Il trend svizzero s’inserisce all’interno di una medesima evoluzione globale. Per la prima volta, sempre ieri tutte le scadenze a 30 anni in Europa offrivano rendimenti positivi. E non accadeva da parecchio tempo. Effetto della reflazione in corso, dalla quale i mercati stanno cercando di proteggersi pretendendo rendimenti nominali più elevati. Ad esempio, il Bund 2050 zero coupon (ISIN: DE0001102481) è passato quest’anno dal -0,16% al +0,115% di oggi.

Il titolo ha perso il 7,65% in appena un mese e mezzo, scendendo decisamente sotto la pari. A metà seduta, si aggirava in area 97 centesimi. Aveva chiuso il 2020 sopra 105.

Dall’altra parte dell’Atlantico sta accadendo la stessa cosa. Il mercato sconta il maxi-piano fiscale dell’amministrazione Biden da 1.900 miliardi di dollari e il rendimento a 10 anni è salito quest’anno dallo 0,92% all’1,20%, quello a 30 anni dall’1,65% al 2%. Per il momento, il “repricing” non sta riguardando i BTp, i quali hanno ridotto i rendimenti lungo la curva delle scadenze nelle ultime settimane, favoriti dalla nascita del governo Draghi. Lo spread BTp-Bund a 10 anni è sceso in un mese di circa 25 punti base, ammortizzando la risalita dei rendimenti tedeschi. Un altro elemento che depone a favore dei nostri bond è la più bassa inflazione italiana rispetto a quella media nell’Eurozona: 0,2% a gennaio contro 0,9% dell’area e 1% in Germania. Pertanto, la domanda domestica regge, date le minori perdite attese sul fronte del potere di acquisto.

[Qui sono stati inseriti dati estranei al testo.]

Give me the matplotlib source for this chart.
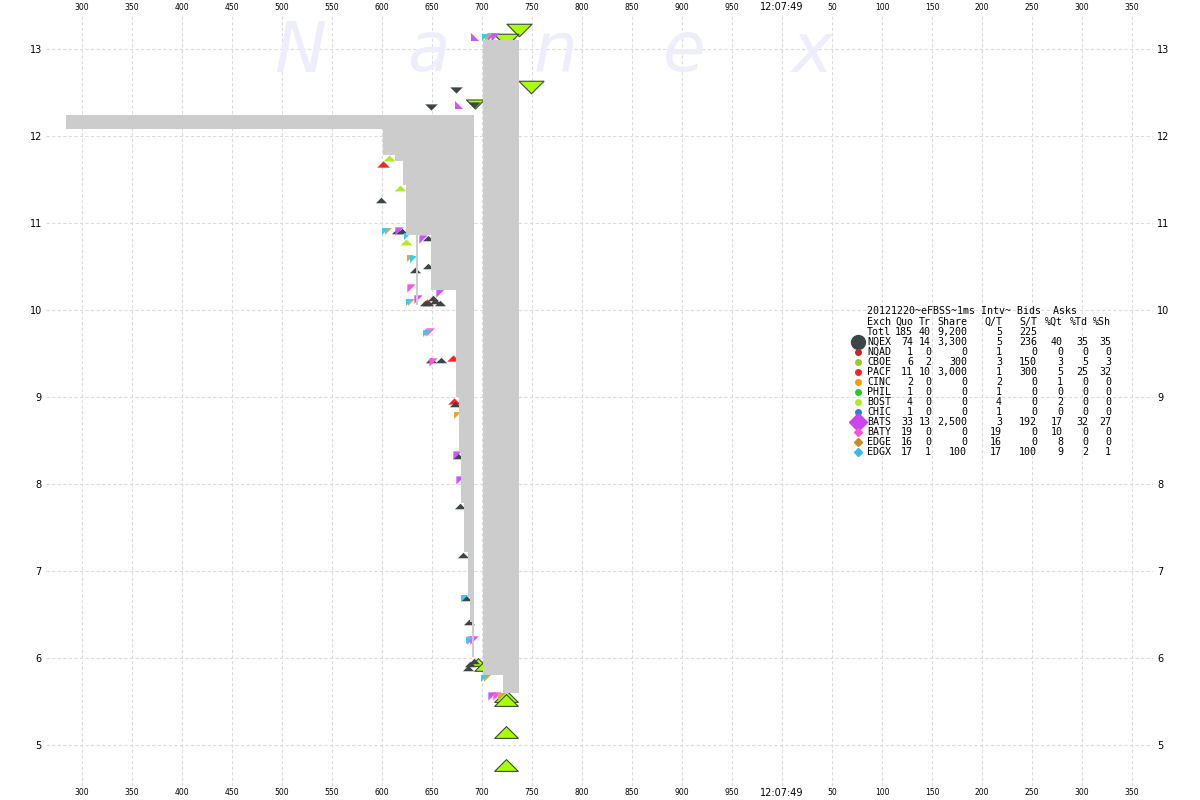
import matplotlib.pyplot as plt
from matplotlib.path import Path

# time axis: milliseconds after 12:07:48 (1000 = 12:07:49)
# NBBO spread blocks (step edges, bid under each step, ask)
left_t = [284, 601, 613, 621, 624, 634, 636, 649, 674, 677, 679, 682, 686, 688, 690, 692]
left_bid = [12.08, 11.78, 11.71, 11.44, 10.86, 10.06, 10.86, 10.23, 9.00, 8.37,
            7.78, 7.22, 6.70, 6.41, 6.01, 6.01]
left_ask = 12.24
right_t = [701, 721, 737]
right_bid = [5.80, 5.60, 5.60]
right_ask = 13.10

# big outlined lime quotes
lime_ask_t = [737, 749, 724]
lime_ask_px = [13.22, 12.56, 13.10]
lime_ask2_t = [693]
lime_ask2_px = [12.37]
lime_bid_t = [724, 724, 724, 724]
lime_bid_px = [5.56, 5.52, 5.15, 4.77]
lime_bid2_t = [696, 700]
lime_bid2_px = [5.95, 5.90]

# BOST / PACF / NQEX quotes
bost_t = [607, 618, 624]
bost_px = [11.75, 11.40, 10.78]
pacf_t = [601, 671, 672, 645]
pacf_px = [11.68, 9.45, 8.95, 10.09]
nqex_bid_t = [599, 615, 620, 646, 633, 646, 643, 646, 653, 658, 651, 649, 659,
              673, 676, 678, 681, 684, 687, 688, 692, 686]
nqex_bid_px = [11.26, 10.91, 10.91, 10.83, 10.46, 10.51, 10.08, 10.08, 10.10, 10.08,
               10.14, 9.43, 9.43, 8.92, 8.32, 7.75, 7.18, 6.69, 6.41, 5.93, 5.97, 5.89]
nqex_ask_t = [674, 649, 692]
nqex_ask_px = [12.53, 12.33, 12.35]

# small half-triangle quotes
bats_t = [641, 636, 658, 675, 678, 617, 710, 692, 709, 713]
bats_px = [10.81, 10.13, 10.20, 8.33, 8.05, 10.91, 5.56, 6.21, 13.14, 13.14]
bats_up_t = [693, 677]
bats_up_px = [13.14, 12.35]
baty_t = [629, 648, 651, 715, 689]
baty_px = [10.25, 9.75, 9.40, 5.56, 6.21]
edge_t = [606, 628, 629, 646, 675, 705, 719, 706]
edge_px = [10.91, 10.60, 10.09, 9.75, 8.79, 5.77, 5.56, 13.14]
edgx_t = [603, 625, 631, 644, 627, 702, 687, 682, 703]
edgx_px = [10.91, 10.85, 10.59, 9.74, 10.09, 5.77, 6.21, 6.69, 13.14]

# stats table
exchanges = ["NQEX", "NQAD", "CBOE", "PACF", "CINC", "PHIL", "BOST", "CHIC",
             "BATS", "BATY", "EDGE", "EDGX"]
ex_colors = ["#3d4646", "#cc2222", "#99cc22", "#ff2020", "#f0a000", "#22cc22",
             "#aaee22", "#2288cc", "#cc44ee", "#ff55cc", "#cc8822", "#33bbee"]
quo = ["74", "1", "6", "11", "2", "1", "4", "1", "33", "19", "16", "17"]
tr = ["14", "0", "2", "10", "0", "0", "0", "0", "13", "0", "0", "1"]
share = ["3,300", "0", "300", "3,000", "0", "0", "0", "0", "2,500", "0", "0", "100"]
qt = ["5", "1", "3", "1", "2", "1", "4", "1", "3", "19", "16", "17"]
st = ["236", "0", "150", "300", "0", "0", "0", "0", "192", "0", "0", "100"]
pqt = ["40", "0", "3", "5", "1", "0", "2", "0", "17", "10", "8", "9"]
ptd = ["35", "0", "5", "25", "0", "0", "0", "0", "32", "0", "0", "2"]
psh = ["35", "0", "3", "32", "0", "0", "0", "0", "27", "0", "0", "1"]

xticks = list(range(300, 1351, 50))
yticks = list(range(5, 14))


def tri(verts):
    return Path(verts + [verts[0]], closed=True)


UP = tri([(-1, -0.5), (1, -0.5), (0, 0.5)])
DOWN = tri([(-1, 0.5), (1, 0.5), (0, -0.5)])
TL = tri([(-1, 1), (1, 1), (-1, -1)])
BL = tri([(-1, 1), (-1, -1), (1, -1)])

fig = plt.figure(figsize=(12, 8), dpi=100)
ax = fig.add_axes([46 / 1200, 1 - 786 / 800, 1107 / 1200, 772 / 800])
ax.set_xlim(264, 1371)
ax.set_ylim(4.53, 13.40)
for s in ax.spines.values():
    s.set_visible(False)

# watermark
for i, ch in enumerate("Nanex"):
    fig.text((300 + 128 * i) / 1200, 1 - 52 / 800, ch, fontsize=50, style='italic',
             color='#eeeefb', ha='center', va='center', zorder=0)

ax.grid(True, color='#dcdcdc', linestyle=(0, (3, 2)), linewidth=0.8, zorder=1)
ax.set_xticks(xticks)
ax.set_xticklabels(["12:07:49" if t == 1000 else str(t % 1000) for t in xticks])
ax.set_yticks(yticks)
ax.tick_params(axis='x', length=0, labelsize=5.5, pad=1.5, top=True, labeltop=True)
ax.tick_params(axis='y', length=0, labelsize=7, pad=3, right=True, labelright=True)
for tk in ax.xaxis.get_major_ticks():
    if tk.label1.get_text() == "12:07:49":
        tk.label1.set_fontsize(7)
        tk.label2.set_fontsize(7)

kw = dict(linestyle='none', zorder=3)
ax.plot(lime_ask_t, lime_ask_px, marker=DOWN, ms=18, color='#aaff00', mec='#3d4646', mew=0.8, **kw)
ax.plot(lime_ask2_t, lime_ask2_px, marker=DOWN, ms=13, color='#aaff00', mec='#3d4646', mew=0.8, **kw)
ax.plot(lime_bid_t, lime_bid_px, marker=UP, ms=17, color='#aaff00', mec='#3d4646', mew=0.8, **kw)
ax.plot(lime_bid2_t, lime_bid2_px, marker=UP, ms=11, color='#aaff00', mec='#3d4646', mew=0.8, **kw)
ax.plot(bost_t, bost_px, marker=UP, ms=8.5, color='#aaee22', mew=0, **kw)
ax.plot(pacf_t, pacf_px, marker=UP, ms=9, color='#ff2020', mew=0, **kw)
ax.plot(nqex_bid_t, nqex_bid_px, marker=UP, ms=8, color='#3d4646', mew=0, **kw)
ax.plot(nqex_ask_t, nqex_ask_px, marker=DOWN, ms=9, color='#3d4646', mew=0, **kw)
ax.plot(bats_t, bats_px, marker=TL, ms=6, color='#cc55ff', mew=0, **kw)
ax.plot(bats_up_t, bats_up_px, marker=BL, ms=6, color='#cc55ff', mew=0, **kw)
ax.plot(baty_t, baty_px, marker=TL, ms=6, color='#ff55dd', mew=0, **kw)
ax.plot(edge_t, edge_px, marker=TL, ms=5, color='#ddaa33', mew=0, **kw)
ax.plot(edgx_t, edgx_px, marker=TL, ms=5, color='#33ccff', mew=0, **kw)

# spread shading on top of quotes
ax.fill_between(left_t, left_bid, left_ask, step='post', color='#cccccc', lw=0, zorder=4)
ax.fill_between(right_t, right_bid, right_ask, step='post', color='#cccccc', lw=0, zorder=4)

# table
font = dict(family='DejaVu Sans Mono', fontsize=7.2, va='center', color='black')
fig.text(867 / 1200, 1 - 311 / 800, "20121220~eFBSS~1ms Intv~ Bids  Asks", ha='left', **font)
col_x = [913, 931, 967, 1002, 1037, 1063, 1088, 1111]
header = ["Quo", "Tr", "Share", "Q/T", "S/T", "%Qt", "%Td", "%Sh"]
fig.text(867 / 1200, 1 - 322 / 800, "Exch", ha='left', **font)
for x, h in zip(col_x, header):
    fig.text(x / 1200, 1 - 322 / 800, h, ha='right', **font)
fig.text(867 / 1200, 1 - 332 / 800, "Totl", ha='left', **font)
for x, v in zip(col_x, ["185", "40", "9,200", "5", "225"]):
    fig.text(x / 1200, 1 - 332 / 800, v, ha='right', **font)
for i, ex in enumerate(exchanges):
    y = 1 - (342 + 10 * i) / 800
    fig.text(867 / 1200, y, ex, ha='left', **font)
    for x, v in zip(col_x, [quo[i], tr[i], share[i], qt[i], st[i], pqt[i], ptd[i], psh[i]]):
        fig.text(x / 1200, y, v, ha='right', **font)
    if ex == "NQEX":
        m, size = 'o', 10
    elif ex == "BATS":
        m, size = 'D', 9
    elif ex in ("BATY", "EDGE", "EDGX"):
        m, size = 'D', 4
    else:
        m, size = 'o', 4
    fig.add_artist(plt.Line2D([858 / 1200], [y], marker=m, ms=size, color=ex_colors[i],
                              linestyle='none', transform=fig.transFigure))

fig.savefig("out.png", dpi=100, facecolor='white')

Ma nessuna economia accetterà un repentino rialzo dei rendimenti. In primis, perché ciò si mostrerebbe rischioso per la sostenibilità dei debiti. Secondariamente, perché attirerebbe capitali dall’estero e apprezzerebbe così i tassi di cambio, uccidendo la ripresa del PIL in culla, colpendo le esportazioni e traducendosi in una spirale deflazionistica. Ad ogni modo, il trend resta quello sopra descritto. Coordinandosi tra di loro, verosimilmente le banche centrali accetteranno graduali aumenti sincronizzati dei rendimenti sovrani per normalizzare i mercati e al contempo sincerandosi che il fenomeno non riguardi particolarmente un’economia piuttosto che un’altra.